Stored data:
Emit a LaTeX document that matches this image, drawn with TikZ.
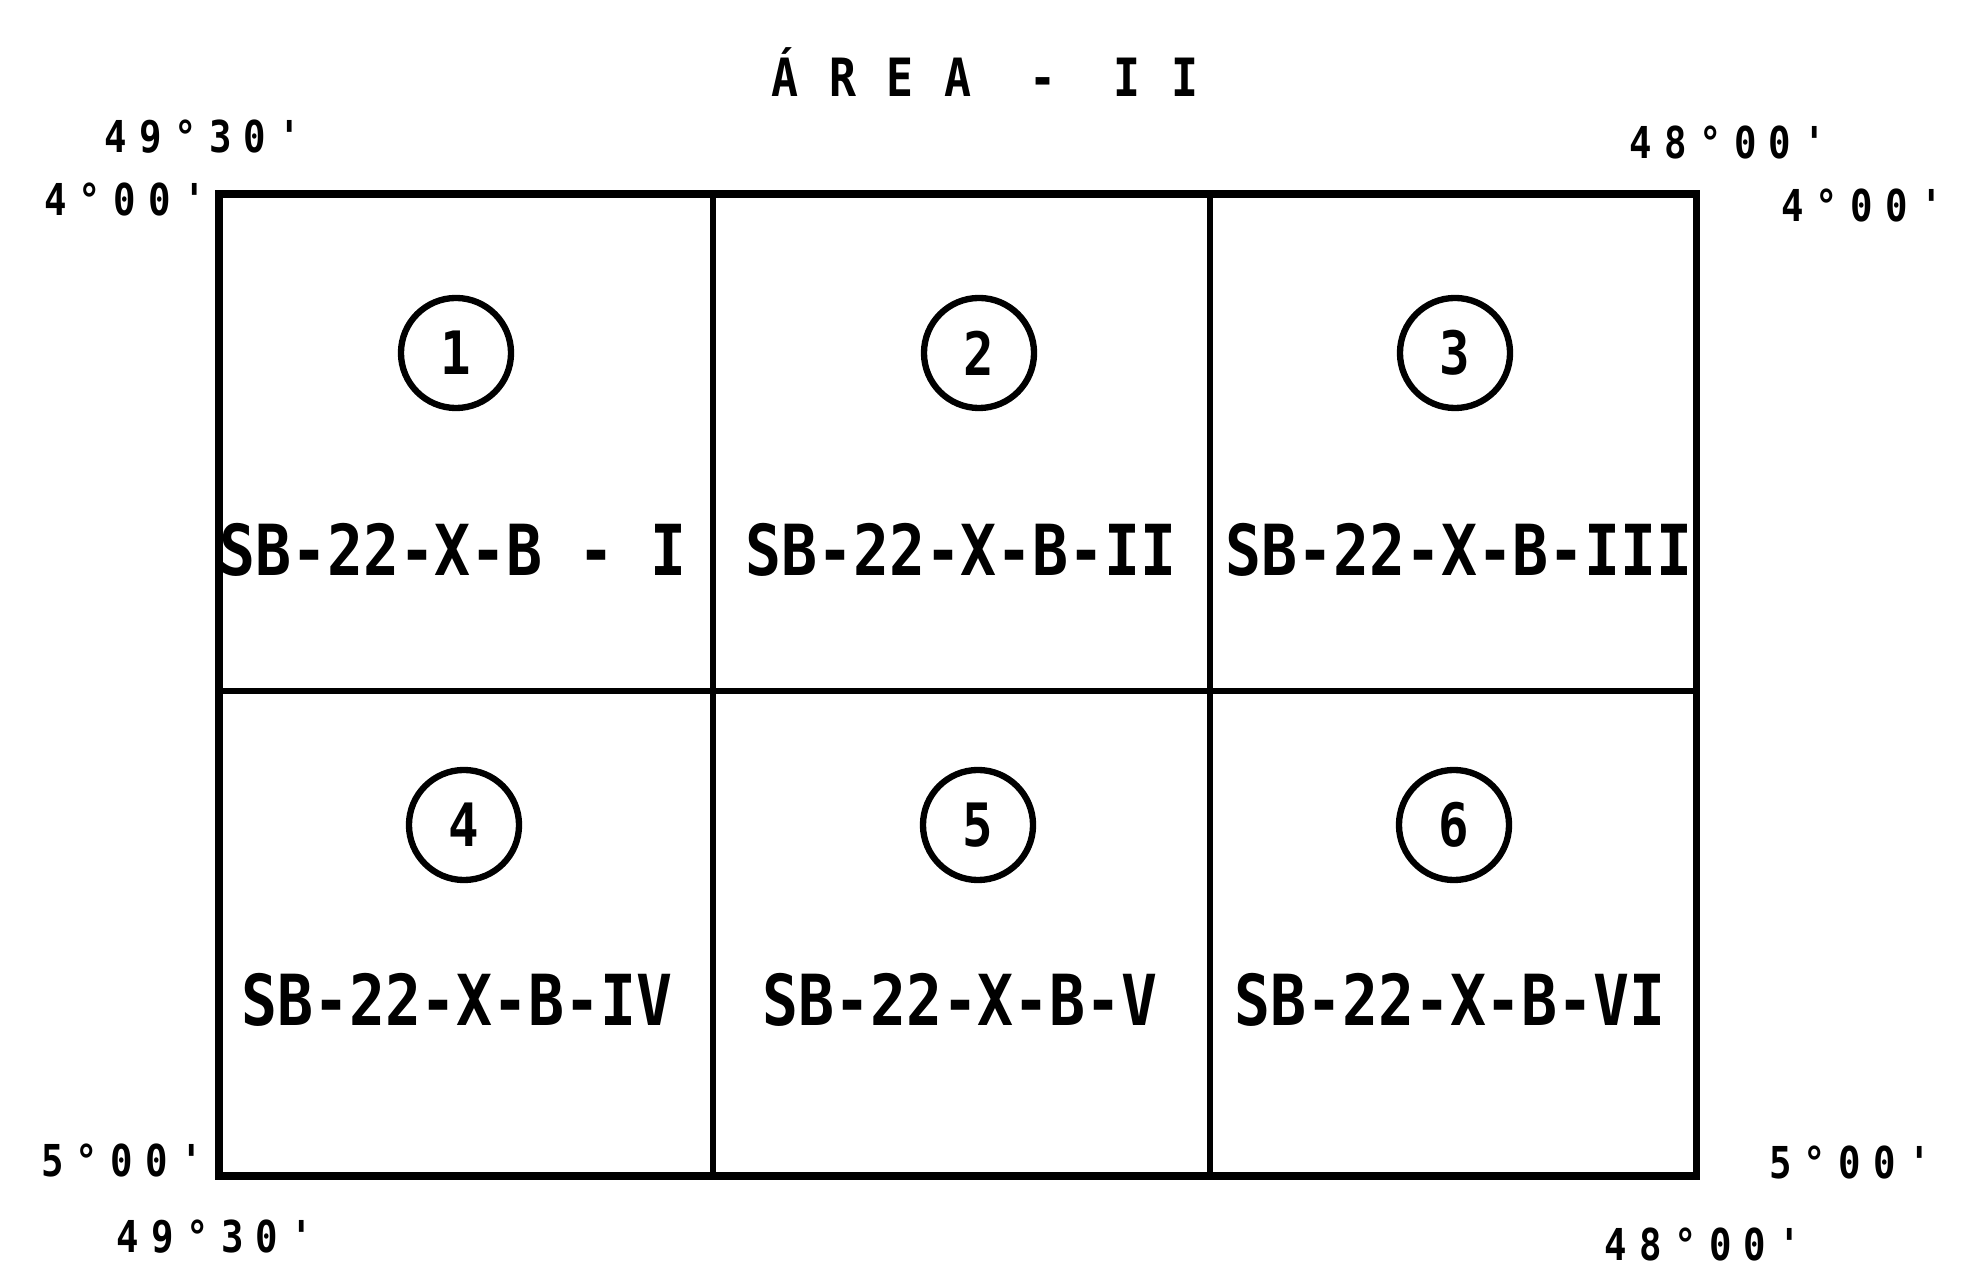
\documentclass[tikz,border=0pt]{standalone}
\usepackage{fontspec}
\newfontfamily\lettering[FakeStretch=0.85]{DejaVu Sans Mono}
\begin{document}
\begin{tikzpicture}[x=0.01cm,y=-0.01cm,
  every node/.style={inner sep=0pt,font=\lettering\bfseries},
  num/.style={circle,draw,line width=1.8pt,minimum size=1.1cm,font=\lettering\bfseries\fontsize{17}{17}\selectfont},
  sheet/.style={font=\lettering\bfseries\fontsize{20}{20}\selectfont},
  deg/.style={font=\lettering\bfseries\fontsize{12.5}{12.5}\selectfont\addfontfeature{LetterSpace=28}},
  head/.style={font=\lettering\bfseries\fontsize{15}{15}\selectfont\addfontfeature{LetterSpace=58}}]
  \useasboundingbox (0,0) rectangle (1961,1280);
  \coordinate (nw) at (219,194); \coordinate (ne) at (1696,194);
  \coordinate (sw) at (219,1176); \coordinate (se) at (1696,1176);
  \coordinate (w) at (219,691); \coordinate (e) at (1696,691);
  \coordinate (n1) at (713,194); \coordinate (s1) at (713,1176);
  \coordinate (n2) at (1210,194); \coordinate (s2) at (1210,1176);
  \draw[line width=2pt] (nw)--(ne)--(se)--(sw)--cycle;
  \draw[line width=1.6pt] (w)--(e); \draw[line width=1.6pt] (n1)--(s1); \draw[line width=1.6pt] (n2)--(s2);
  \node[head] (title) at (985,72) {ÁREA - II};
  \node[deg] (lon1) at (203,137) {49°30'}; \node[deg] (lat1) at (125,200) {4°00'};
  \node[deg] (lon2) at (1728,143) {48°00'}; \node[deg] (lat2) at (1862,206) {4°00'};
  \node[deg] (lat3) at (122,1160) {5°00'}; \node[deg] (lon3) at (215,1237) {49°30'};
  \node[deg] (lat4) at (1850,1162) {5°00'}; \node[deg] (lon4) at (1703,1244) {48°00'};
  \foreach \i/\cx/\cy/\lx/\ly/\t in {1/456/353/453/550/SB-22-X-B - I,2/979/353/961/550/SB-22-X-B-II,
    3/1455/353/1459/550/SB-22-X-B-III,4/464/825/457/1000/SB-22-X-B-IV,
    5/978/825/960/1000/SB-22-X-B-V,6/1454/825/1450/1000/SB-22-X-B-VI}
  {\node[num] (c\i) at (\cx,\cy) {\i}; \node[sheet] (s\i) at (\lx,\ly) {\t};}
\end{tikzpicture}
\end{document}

Exercise details:
Using the data above, print every line exactly, omitting pictures.

Written response:
Emit a LaTeX document that matches this image, drawn with TikZ.
\documentclass[tikz,border=0pt]{standalone}
\usepackage{fontspec}
\newfontfamily\lettering[FakeStretch=0.85]{DejaVu Sans Mono}
\begin{document}
\begin{tikzpicture}[x=0.01cm,y=-0.01cm,
  every node/.style={inner sep=0pt,font=\lettering\bfseries},
  num/.style={circle,draw,line width=1.8pt,minimum size=1.1cm,font=\lettering\bfseries\fontsize{17}{17}\selectfont},
  sheet/.style={font=\lettering\bfseries\fontsize{20}{20}\selectfont},
  deg/.style={font=\lettering\bfseries\fontsize{12.5}{12.5}\selectfont\addfontfeature{LetterSpace=28}},
  head/.style={font=\lettering\bfseries\fontsize{15}{15}\selectfont\addfontfeature{LetterSpace=58}}]
  \useasboundingbox (0,0) rectangle (1961,1280);
  \coordinate (nw) at (219,194); \coordinate (ne) at (1696,194);
  \coordinate (sw) at (219,1176); \coordinate (se) at (1696,1176);
  \coordinate (w) at (219,691); \coordinate (e) at (1696,691);
  \coordinate (n1) at (713,194); \coordinate (s1) at (713,1176);
  \coordinate (n2) at (1210,194); \coordinate (s2) at (1210,1176);
  \draw[line width=2pt] (nw)--(ne)--(se)--(sw)--cycle;
  \draw[line width=1.6pt] (w)--(e); \draw[line width=1.6pt] (n1)--(s1); \draw[line width=1.6pt] (n2)--(s2);
  \node[head] (title) at (985,72) {ÁREA - II};
  \node[deg] (lon1) at (203,137) {49°30'}; \node[deg] (lat1) at (125,200) {4°00'};
  \node[deg] (lon2) at (1728,143) {48°00'}; \node[deg] (lat2) at (1862,206) {4°00'};
  \node[deg] (lat3) at (122,1160) {5°00'}; \node[deg] (lon3) at (215,1237) {49°30'};
  \node[deg] (lat4) at (1850,1162) {5°00'}; \node[deg] (lon4) at (1703,1244) {48°00'};
  \foreach \i/\cx/\cy/\lx/\ly/\t in {1/456/353/453/550/SB-22-X-B - I,2/979/353/961/550/SB-22-X-B-II,
    3/1455/353/1459/550/SB-22-X-B-III,4/464/825/457/1000/SB-22-X-B-IV,
    5/978/825/960/1000/SB-22-X-B-V,6/1454/825/1450/1000/SB-22-X-B-VI}
  {\node[num] (c\i) at (\cx,\cy) {\i}; \node[sheet] (s\i) at (\lx,\ly) {\t};}
\end{tikzpicture}
\end{document}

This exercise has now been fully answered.